Reese emphasized the camaraderie of the Black ABC’s participants in the housing project, saying, “It was a community. It was a neighborhood of people who loved each other, who loved being Black and were proud to be Black.”
At the exhibition opening last week, Jeyifous and the APL team had the opportunity to meet more people who were involved in the Black ABC’s, and now hope to further expand the project. Ferguson announced that APL will be creating an online repository of stories to add more narratives and create a larger project in the future.
As the associate director of City and Community Strategy at APL, Ferguson was keenly aware of the impact the project has in representing not only the stories of the Harold Ickes community, but celebrating a universal theme about Black culture.

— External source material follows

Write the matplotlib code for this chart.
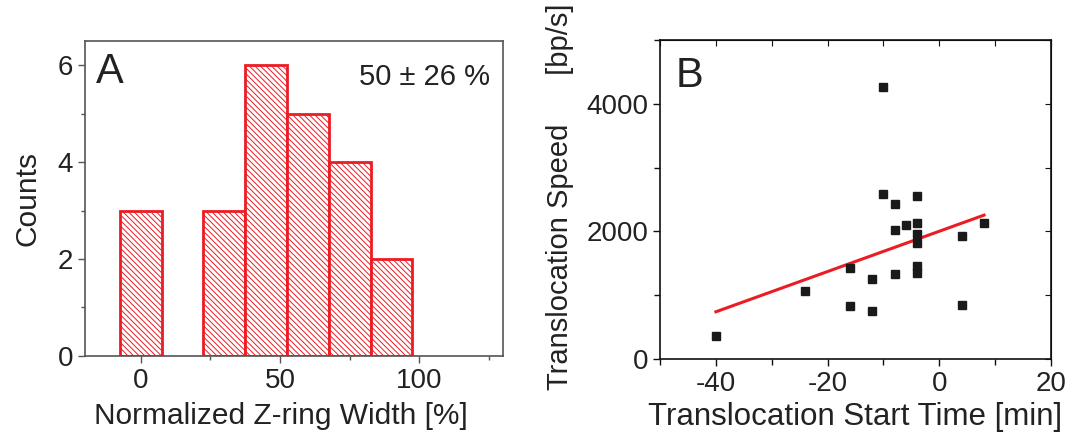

“It’s pride around Chicago continuing to be a clear epicenter of Black cultural production,” Ferguson said. “They tell such a unique story, and even in their uniqueness there’s a level of relevance that they were quickly adopted and put in all these schools. It means that something about Chicago can resonate all across the country.”
Jeyifous’s favorite part of the projects was listening to the stories of the people he photographed. Beyond the major events of the community, he enjoyed hearing the firsthand accounts of everyday life directly from the participants; this is something he hopes viewers will take away with them as they view and hear his work.
“What I wanted the art to express was that when you are taking into consideration people, where they live, and access to certain things, you have to have them centered in that conversation,” Jeyifous said. “So this is a way to address that and put them at the forefront of their own stories.”